Three ways to improve your experience with a new trainer


Three ways to improve your experience with a new trainer with Stephen Hayes

Well my UK dressage clinic tour is well and truly in full swing, I’m so happy that it’s going so well. I’m so pleased with all the feedback from my riders, and how well they are taking all the instruction and putting it into effect. It’s even better for me to watch them come back numerous times and see the vast improvement each time. I love that!


stephen hayes

The most important thing for me about my lessons is knowing that the rider walks out the arena having learned numerous tools to get their horse going better, and knowing they got a much better feeling than what they usually get. I aim to have my riders feeling uplifted and definitely more positive than when they first walked into the lesson.

This month my article is a little related to my tour and focuses on how to set the horse and rider up best to get the most out of any clinic they attend. Three ways to improve your experience with a new trainer.

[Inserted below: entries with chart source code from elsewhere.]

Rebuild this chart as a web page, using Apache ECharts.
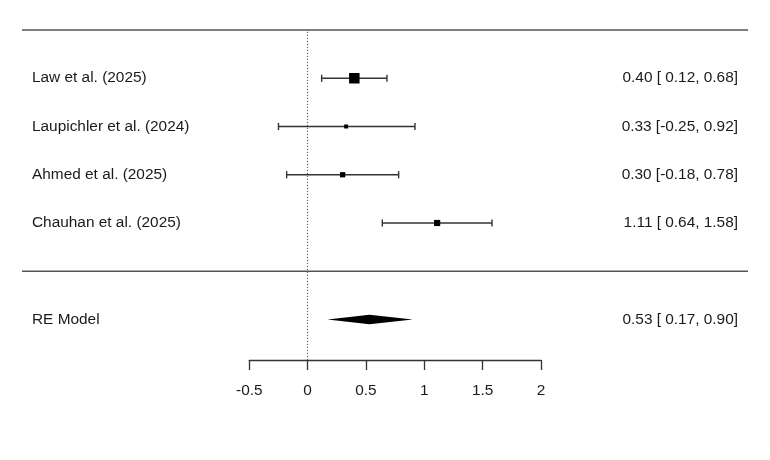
<!DOCTYPE html>
<html>
<head>
<meta charset="utf-8">
<script src="https://cdn.jsdelivr.net/npm/echarts@6/dist/echarts.min.js"></script>
<style>
  html, body { margin: 0; padding: 0; background: #fff; }
  #forest { width: 770px; height: 460px; }
</style>
</head>
<body>
<div id="forest"></div>
<script>
// study rows, top to bottom
var studies = ['Law et al. (2025)', 'Laupichler et al. (2024)', 'Ahmed et al. (2025)', 'Chauhan et al. (2025)'];
var estimates = [0.40, 0.33, 0.30, 1.11];
var lowerCI = [0.12, -0.25, -0.18, 0.64];
var upperCI = [0.68, 0.92, 0.78, 1.58];
var weights = [38, 17, 21, 24]; // % weight

// pooled random-effects estimate
var summaryLabel = ['RE Model'];
var summaryEst = [0.53];
var summaryLower = [0.17];
var summaryUpper = [0.90];

var xTicks = [-0.5, 0, 0.5, 1, 1.5, 2];

var k = studies.length;
var textFont = '15.4px "Liberation Sans", Arial, sans-serif';
var labelX = 32, ciRightX = 738, lineLeft = 22, lineRight = 748;

function fmt(v, width) {
    var s = v.toFixed(2);
    while (s.length < width) s = ' ' + s;
    return s;
}
var lbWidth = Math.max.apply(null, lowerCI.concat(summaryLower).map(function (v) { return v.toFixed(2).length; }));
var ubWidth = Math.max.apply(null, upperCI.concat(summaryUpper).map(function (v) { return v.toFixed(2).length; }));
function ciText(est, lo, hi) {
    return est.toFixed(2) + ' [' + fmt(lo, lbWidth) + ', ' + fmt(hi, ubWidth) + ']';
}

var wMin = Math.min.apply(null, weights), wMax = Math.max.apply(null, weights);
function boxSize(w) {
    return 4 + (w - wMin) / (wMax - wMin) * 6.5;
}

function textEl(x, y, str, align) {
    return {
        type: 'text',
        style: {
            x: x, y: y, text: str, font: textFont, fill: '#1a1a1a',
            align: align, verticalAlign: 'middle',
            textAlign: align, textVerticalAlign: 'middle'
        }
    };
}

var studyData = studies.map(function (name, i) {
    return [k - i, estimates[i], lowerCI[i], upperCI[i], weights[i]];
});
var summaryData = summaryLabel.map(function (name, i) {
    return [-1, summaryEst[i], summaryLower[i], summaryUpper[i]];
});

function renderStudy(params, api) {
    var i = params.dataIndex;
    var y = api.value(0);
    var pe = api.coord([api.value(1), y]);
    var lo = api.coord([api.value(2), y]);
    var hi = api.coord([api.value(3), y]);
    var s = boxSize(api.value(4));
    var lineStyle = { stroke: '#333', lineWidth: 1.4 };
    return {
        type: 'group',
        children: [
            { type: 'line', shape: { x1: lo[0], y1: lo[1], x2: hi[0], y2: hi[1] }, style: lineStyle },
            { type: 'line', shape: { x1: lo[0], y1: lo[1] - 3.6, x2: lo[0], y2: lo[1] + 3.6 }, style: lineStyle },
            { type: 'line', shape: { x1: hi[0], y1: hi[1] - 3.6, x2: hi[0], y2: hi[1] + 3.6 }, style: lineStyle },
            { type: 'rect', shape: { x: pe[0] - s / 2, y: pe[1] - s / 2, width: s, height: s }, style: { fill: '#000' } },
            textEl(labelX, pe[1], studies[i], 'left'),
            textEl(ciRightX, pe[1], ciText(estimates[i], lowerCI[i], upperCI[i]), 'right')
        ]
    };
}

function renderSummary(params, api) {
    var i = params.dataIndex;
    var y = api.value(0);
    var pe = api.coord([api.value(1), y]);
    var lo = api.coord([api.value(2), y]);
    var hi = api.coord([api.value(3), y]);
    var h = 4.8;
    return {
        type: 'group',
        children: [
            {
                type: 'polygon',
                shape: { points: [[lo[0], lo[1]], [pe[0], pe[1] - h], [hi[0], hi[1]], [pe[0], pe[1] + h]] },
                style: { fill: '#000' }
            },
            textEl(labelX, pe[1], summaryLabel[i], 'left'),
            textEl(ciRightX, pe[1], ciText(summaryEst[i], summaryLower[i], summaryUpper[i]), 'right')
        ]
    };
}

function renderRule(params, api) {
    var p = api.coord([0, api.value(0)]);
    return {
        type: 'line',
        shape: { x1: lineLeft, y1: p[1], x2: lineRight, y2: p[1] },
        style: { stroke: '#555', lineWidth: 1.4 }
    };
}

var chart = echarts.init(document.getElementById('forest'), null, { renderer: 'canvas' });
var option = {
    backgroundColor: '#fff',
    animation: false,
    grid: {
        left: 249.3,
        right: 229,
        top: 30,
        bottom: 100
    },
    xAxis: {
        type: 'value',
        min: xTicks[0],
        max: xTicks[xTicks.length - 1],
        interval: 0.5,
        axisLine: { show: true, onZero: false, lineStyle: { color: '#333', width: 1.3 } },
        axisTick: { show: true, length: 10, lineStyle: { color: '#333', width: 1.3 } },
        axisLabel: {
            show: true,
            margin: 23,
            color: '#1a1a1a',
            fontSize: 15.4,
            fontFamily: '"Liberation Sans", Arial, sans-serif'
        },
        splitLine: { show: false }
    },
    yAxis: {
        type: 'value',
        min: -1.84,
        max: k + 1,
        show: false,
        splitLine: { show: false }
    },
    series: [
        {
            type: 'custom',
            name: 'rules',
            renderItem: renderRule,
            clip: false,
            silent: true,
            data: [[k + 1], [0]],
            encode: { x: -1, y: 0 }
        },
        {
            type: 'line',
            name: 'zero',
            data: [],
            markLine: {
                silent: true,
                symbol: 'none',
                label: { show: false },
                lineStyle: { type: [1.3, 1.7], color: '#666', width: 1.2 },
                data: [{ xAxis: 0 }]
            }
        },
        {
            type: 'custom',
            name: 'studies',
            renderItem: renderStudy,
            clip: false,
            data: studyData,
            encode: { x: [1, 2, 3], y: 0 }
        },
        {
            type: 'custom',
            name: 'summary',
            renderItem: renderSummary,
            clip: false,
            data: summaryData,
            encode: { x: [1, 2, 3], y: 0 }
        }
    ]
};
chart.setOption(option);
window.addEventListener('resize', function () {
    chart.resize();
});
</script>
</body>
</html>
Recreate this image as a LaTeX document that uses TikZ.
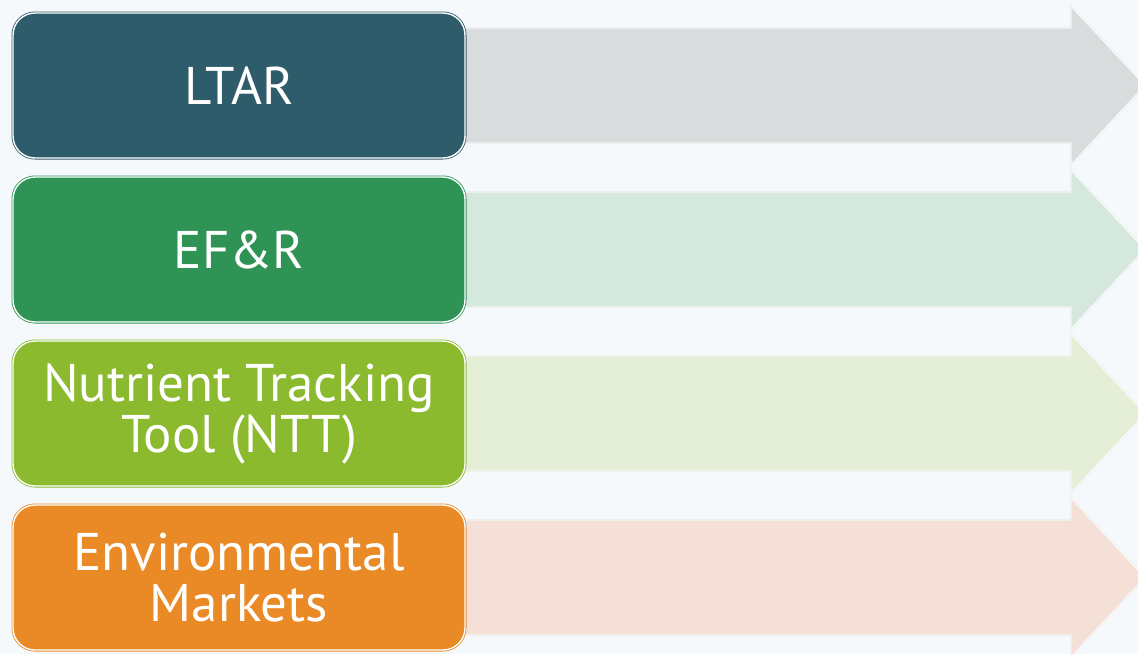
\documentclass[tikz,border=0pt]{standalone}
\usepackage{fontspec}
\setmainfont{PT Sans}
\usepackage{tikz}
\usetikzlibrary{positioning,backgrounds}

\definecolor{pagebg}{RGB}{245,249,252}
\definecolor{ltarfill}{RGB}{46,92,107}
\definecolor{efrfill}{RGB}{46,147,85}
\definecolor{nttfill}{RGB}{139,186,47}
\definecolor{mktfill}{RGB}{233,138,38}
\definecolor{ltarband}{RGB}{216,220,220}
\definecolor{efrband}{RGB}{213,232,221}
\definecolor{nttband}{RGB}{229,238,215}
\definecolor{mktband}{RGB}{245,224,216}

\begin{document}
\begin{tikzpicture}[
  x=1pt, y=1pt,
  node distance=19pt,
  box/.style={draw=#1, double=white, line width=0.8pt, double distance=1.4pt,
    fill=#1, rounded corners=22pt, align=center, text=white, outer sep=0pt,
    minimum width=452pt, minimum height=145pt,
    font=\fontsize{53}{51}\selectfont},
  band/.style={draw=#1!85!black!40!white, double=white, line width=0.5pt,
    double distance=0.9pt, fill=#1}
]
\useasboundingbox (0,0) rectangle (1138,-654);
\begin{pgfonlayer}{background}
  \fill[pagebg] (0,0) rectangle (1138,-654);
\end{pgfonlayer}

\node[box=ltarfill, anchor=north west] (ltar) at (13,-13) {LTAR};
\node[box=efrfill, below=of ltar] (efr) {EF\&R};
\node[box=nttfill, below=of efr] (ntt) {Nutrient Tracking\\Tool (NTT)};
\node[box=mktfill, below=of ntt] (mkt) {Environmental\\Markets};

% wide arrows running out behind each box
\begin{pgfonlayer}{background}
\foreach \n in {ltar, efr, ntt, mkt} {
  \draw[band=\n band] ([xshift=-20pt, yshift=57.5pt]\n.east) -- ++(626,0)
    -- ++(0,22) -- ++(74,-79.5) -- ++(-74,-79.5) -- ++(0,22)
    -- ++(-626,0) -- cycle;
}
\end{pgfonlayer}
\end{tikzpicture}
\end{document}
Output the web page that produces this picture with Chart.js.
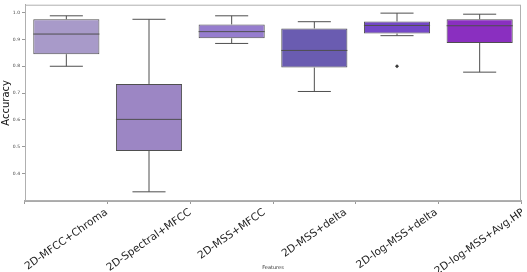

  1. Punctuality – Plan to get to the venue way in advance, I don’t think the riders realize just how grateful we are if you arrive early to the clinic and when they are on board walking 10/15 mins before their lesson time, that little bit of time before your lesson is essential for you and your horse to relax, stretch and release any tension you may have from traveling to the venue.
  2. Ride the way you know how – I see many riders looking nervous when they first enter the arena on their clinic, this I completely understand I too still get a little nervy when riding in front of top judges and trainers at clinics. But sometimes I feel like the riders do one of two things, either they go a little blank when they start to ride, and almost fall into what I call ‘puppet mode’ they end up waiting for me to tell them how to ride. When ideally we want you to come in and ride your horse like the way you know how. You know your horse much better than us, and you’ll get much quicker through the warm up phase actually riding him instead of being your trainers puppet. Another thing I see many times is the rider putting a lot of pressure on themselves to get it looking ‘perfect’ way too soon, we want you to take your time, work through the warm up calmly, that in itself will make the warm up quicker that becoming tense and rushing.
  3. Don’t worry if things get a little messy – don’t be afraid to take a risk or make a mistake. Many times while training you will have to take yourself and your horse out of your comfort zone, and take a chance. You may succeed, and in that case you make sure your horse knows he did a great job; in other cases some things don’t always work the way you’d like, but you pick yourselves back up and try again. It won’t always look pretty and it won’t always look clean, and that’s ok. Just like athletes/gymnasts, who have to take themselves into new areas and learn movements in order to strengthen and teach their body how to cope, you and your horse will do the same too.